[START OF Recorded data]
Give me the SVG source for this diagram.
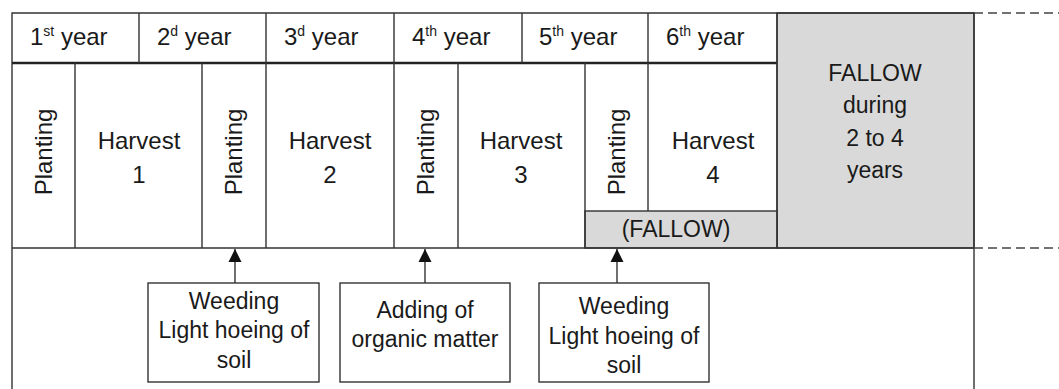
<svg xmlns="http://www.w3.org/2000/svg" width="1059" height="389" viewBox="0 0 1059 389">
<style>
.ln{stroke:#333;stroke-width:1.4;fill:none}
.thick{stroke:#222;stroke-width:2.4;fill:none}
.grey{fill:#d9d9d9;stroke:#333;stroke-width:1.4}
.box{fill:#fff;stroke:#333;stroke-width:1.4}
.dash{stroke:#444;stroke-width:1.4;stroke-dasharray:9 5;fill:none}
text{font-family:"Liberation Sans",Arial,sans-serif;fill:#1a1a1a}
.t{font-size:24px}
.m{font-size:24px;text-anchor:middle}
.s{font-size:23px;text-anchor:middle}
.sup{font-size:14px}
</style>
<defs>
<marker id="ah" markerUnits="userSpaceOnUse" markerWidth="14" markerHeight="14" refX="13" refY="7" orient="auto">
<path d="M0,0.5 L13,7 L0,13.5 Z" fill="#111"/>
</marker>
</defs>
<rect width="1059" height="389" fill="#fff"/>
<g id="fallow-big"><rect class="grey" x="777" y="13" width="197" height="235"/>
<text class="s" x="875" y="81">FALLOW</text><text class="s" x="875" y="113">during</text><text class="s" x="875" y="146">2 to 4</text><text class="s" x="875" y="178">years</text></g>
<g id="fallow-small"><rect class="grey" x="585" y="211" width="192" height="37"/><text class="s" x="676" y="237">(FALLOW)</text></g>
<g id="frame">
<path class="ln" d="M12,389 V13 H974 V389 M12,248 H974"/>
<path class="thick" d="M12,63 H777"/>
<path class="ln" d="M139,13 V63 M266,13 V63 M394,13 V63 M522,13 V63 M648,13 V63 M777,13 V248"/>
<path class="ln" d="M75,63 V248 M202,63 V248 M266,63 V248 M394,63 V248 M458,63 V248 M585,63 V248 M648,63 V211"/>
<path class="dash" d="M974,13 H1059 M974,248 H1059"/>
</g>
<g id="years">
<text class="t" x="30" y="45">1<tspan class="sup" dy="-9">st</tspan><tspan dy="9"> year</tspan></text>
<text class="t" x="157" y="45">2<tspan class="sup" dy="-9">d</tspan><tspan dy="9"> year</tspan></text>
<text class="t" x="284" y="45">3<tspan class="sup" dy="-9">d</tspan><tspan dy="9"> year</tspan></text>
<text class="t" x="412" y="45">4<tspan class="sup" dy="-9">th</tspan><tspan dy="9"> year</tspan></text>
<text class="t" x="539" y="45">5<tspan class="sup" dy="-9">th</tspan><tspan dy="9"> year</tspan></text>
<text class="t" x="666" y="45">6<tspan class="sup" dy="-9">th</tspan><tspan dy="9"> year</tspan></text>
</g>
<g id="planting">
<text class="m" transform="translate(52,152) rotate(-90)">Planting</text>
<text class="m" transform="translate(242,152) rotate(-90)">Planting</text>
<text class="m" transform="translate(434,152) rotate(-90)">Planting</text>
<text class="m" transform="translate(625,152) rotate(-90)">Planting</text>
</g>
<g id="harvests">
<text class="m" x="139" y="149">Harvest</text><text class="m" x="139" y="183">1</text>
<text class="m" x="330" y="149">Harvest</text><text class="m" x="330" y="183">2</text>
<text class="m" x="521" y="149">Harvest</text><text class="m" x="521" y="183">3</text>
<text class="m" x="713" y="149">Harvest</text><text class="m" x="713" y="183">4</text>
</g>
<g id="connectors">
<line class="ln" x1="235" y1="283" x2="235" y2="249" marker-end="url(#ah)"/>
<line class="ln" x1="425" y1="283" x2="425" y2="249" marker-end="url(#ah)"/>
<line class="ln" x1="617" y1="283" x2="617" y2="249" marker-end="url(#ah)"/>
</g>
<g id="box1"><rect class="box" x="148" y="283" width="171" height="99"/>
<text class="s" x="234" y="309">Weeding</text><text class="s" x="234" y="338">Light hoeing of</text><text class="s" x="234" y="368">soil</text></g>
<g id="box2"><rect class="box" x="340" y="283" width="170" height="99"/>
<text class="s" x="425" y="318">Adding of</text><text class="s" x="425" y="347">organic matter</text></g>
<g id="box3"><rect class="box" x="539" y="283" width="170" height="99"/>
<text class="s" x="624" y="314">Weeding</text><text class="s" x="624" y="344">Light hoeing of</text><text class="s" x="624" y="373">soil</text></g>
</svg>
[END OF Recorded data]
## Task brief
Keep every word of the data as it is when you write it out, but drop the pictures.

## Exercise solution
Give me the SVG source for this diagram.
<svg xmlns="http://www.w3.org/2000/svg" width="1059" height="389" viewBox="0 0 1059 389">
<style>
.ln{stroke:#333;stroke-width:1.4;fill:none}
.thick{stroke:#222;stroke-width:2.4;fill:none}
.grey{fill:#d9d9d9;stroke:#333;stroke-width:1.4}
.box{fill:#fff;stroke:#333;stroke-width:1.4}
.dash{stroke:#444;stroke-width:1.4;stroke-dasharray:9 5;fill:none}
text{font-family:"Liberation Sans",Arial,sans-serif;fill:#1a1a1a}
.t{font-size:24px}
.m{font-size:24px;text-anchor:middle}
.s{font-size:23px;text-anchor:middle}
.sup{font-size:14px}
</style>
<defs>
<marker id="ah" markerUnits="userSpaceOnUse" markerWidth="14" markerHeight="14" refX="13" refY="7" orient="auto">
<path d="M0,0.5 L13,7 L0,13.5 Z" fill="#111"/>
</marker>
</defs>
<rect width="1059" height="389" fill="#fff"/>
<g id="fallow-big"><rect class="grey" x="777" y="13" width="197" height="235"/>
<text class="s" x="875" y="81">FALLOW</text><text class="s" x="875" y="113">during</text><text class="s" x="875" y="146">2 to 4</text><text class="s" x="875" y="178">years</text></g>
<g id="fallow-small"><rect class="grey" x="585" y="211" width="192" height="37"/><text class="s" x="676" y="237">(FALLOW)</text></g>
<g id="frame">
<path class="ln" d="M12,389 V13 H974 V389 M12,248 H974"/>
<path class="thick" d="M12,63 H777"/>
<path class="ln" d="M139,13 V63 M266,13 V63 M394,13 V63 M522,13 V63 M648,13 V63 M777,13 V248"/>
<path class="ln" d="M75,63 V248 M202,63 V248 M266,63 V248 M394,63 V248 M458,63 V248 M585,63 V248 M648,63 V211"/>
<path class="dash" d="M974,13 H1059 M974,248 H1059"/>
</g>
<g id="years">
<text class="t" x="30" y="45">1<tspan class="sup" dy="-9">st</tspan><tspan dy="9"> year</tspan></text>
<text class="t" x="157" y="45">2<tspan class="sup" dy="-9">d</tspan><tspan dy="9"> year</tspan></text>
<text class="t" x="284" y="45">3<tspan class="sup" dy="-9">d</tspan><tspan dy="9"> year</tspan></text>
<text class="t" x="412" y="45">4<tspan class="sup" dy="-9">th</tspan><tspan dy="9"> year</tspan></text>
<text class="t" x="539" y="45">5<tspan class="sup" dy="-9">th</tspan><tspan dy="9"> year</tspan></text>
<text class="t" x="666" y="45">6<tspan class="sup" dy="-9">th</tspan><tspan dy="9"> year</tspan></text>
</g>
<g id="planting">
<text class="m" transform="translate(52,152) rotate(-90)">Planting</text>
<text class="m" transform="translate(242,152) rotate(-90)">Planting</text>
<text class="m" transform="translate(434,152) rotate(-90)">Planting</text>
<text class="m" transform="translate(625,152) rotate(-90)">Planting</text>
</g>
<g id="harvests">
<text class="m" x="139" y="149">Harvest</text><text class="m" x="139" y="183">1</text>
<text class="m" x="330" y="149">Harvest</text><text class="m" x="330" y="183">2</text>
<text class="m" x="521" y="149">Harvest</text><text class="m" x="521" y="183">3</text>
<text class="m" x="713" y="149">Harvest</text><text class="m" x="713" y="183">4</text>
</g>
<g id="connectors">
<line class="ln" x1="235" y1="283" x2="235" y2="249" marker-end="url(#ah)"/>
<line class="ln" x1="425" y1="283" x2="425" y2="249" marker-end="url(#ah)"/>
<line class="ln" x1="617" y1="283" x2="617" y2="249" marker-end="url(#ah)"/>
</g>
<g id="box1"><rect class="box" x="148" y="283" width="171" height="99"/>
<text class="s" x="234" y="309">Weeding</text><text class="s" x="234" y="338">Light hoeing of</text><text class="s" x="234" y="368">soil</text></g>
<g id="box2"><rect class="box" x="340" y="283" width="170" height="99"/>
<text class="s" x="425" y="318">Adding of</text><text class="s" x="425" y="347">organic matter</text></g>
<g id="box3"><rect class="box" x="539" y="283" width="170" height="99"/>
<text class="s" x="624" y="314">Weeding</text><text class="s" x="624" y="344">Light hoeing of</text><text class="s" x="624" y="373">soil</text></g>
</svg>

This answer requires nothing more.